Peristiwa ini seharusnya menjadi momentum yang tepat untuk mengevaluasi Facebook sebagai media sosial terbesar di dunia. Facebook sendiri diketahui juga pemilik dari Instagram dan Whatsapp, aplikasi instant messaging terbesar di dunia saat ini.

“Facebook ini memang sudah diketahui lama memanfaatkan data para penggunannya untuk kepentingan bisnis. Namun peristiwa skandal Facebook dan Cambridge Analytica ini bertambah ramai karena menyeret nama presiden AS Donald Trump,” jelas chairman CISSReC, Pratama Persadha di Jakarta.

Pratama menjelaskan bahwa peristiwa Facebook ini memperjelas bagaimana pentingnya Undang-Undang Perlindungan Data Pribadi harus segera diselesaikan.

“RUU Perlindungan Data Pribadi harus dikebut. Kita sulit untuk meminta pertanggungjawaban Facebook, karena instrumennya tidak ada.

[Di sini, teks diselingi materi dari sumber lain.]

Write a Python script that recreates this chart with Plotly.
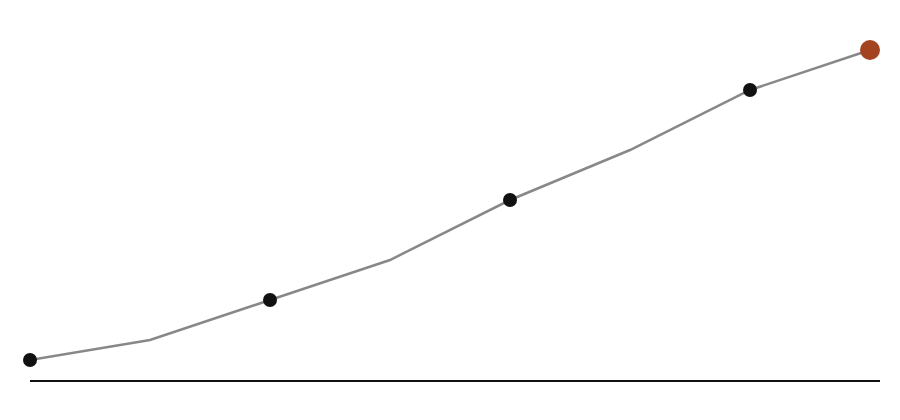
import plotly.graph_objects as go

steps = [0, 1, 2, 3, 4, 5, 6, 7]
values = [20, 40, 80, 120, 180, 230, 290, 330]

# every other point gets a dot, the last one is highlighted
dot_x = [0, 2, 4, 6]
dot_y = [20, 80, 180, 290]
last_x = [7]
last_y = [330]

fig = go.Figure()
fig.add_trace(go.Scatter(x=steps, y=values, mode="lines",
                         line=dict(color="#888888", width=2.5)))
fig.add_trace(go.Scatter(x=dot_x, y=dot_y, mode="markers", cliponaxis=False,
                         marker=dict(color="#111111", size=14)))
fig.add_trace(go.Scatter(x=last_x, y=last_y, mode="markers", cliponaxis=False,
                         marker=dict(color="#A3431F", size=20)))

# page body adds 8px, so margins are trimmed to compensate
fig.update_layout(width=900, height=420,
                  margin=dict(l=22, r=28, t=0, b=48),
                  plot_bgcolor="white", paper_bgcolor="white",
                  showlegend=False)
fig.update_xaxes(range=[0, 850 / 120], showgrid=False, zeroline=False,
                 showticklabels=False, showline=True, linecolor="#111111",
                 linewidth=2)
fig.update_yaxes(range=[0, 372], showgrid=False, zeroline=False,
                 showticklabels=False, showline=False)

fig.write_html("out.html")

Berbeda dengan negara-negara Eropa yang langsung mengirimkan undangan kepada Zuckerberg,” jelasnya.

RUU Perlindungan Data Pribadi sendiri tidak masuk dalam Prolegnas 2018. Meski DPR dan Kemenkominfo mendorong, Kemenkumham lebih memilih RUU lainnya untuk dijadikan prioritas selesai pada 2018 ini.

“Pemerintah ini juga sedang mengumpulkan data masyarakat, salah satunya lewat e-KTP dan registrasi kartu prabayar. Ada juga rencana membagi data tersebut untuk keperluan tertentu, seperti administrasi dan bisnis. Tentu secara bersamaan masyarakat perlu dilindungi dengan UU Perlindungan Data Pribadi, sehingga apa yang boleh dan tidak menjadi jelas,” terangnya.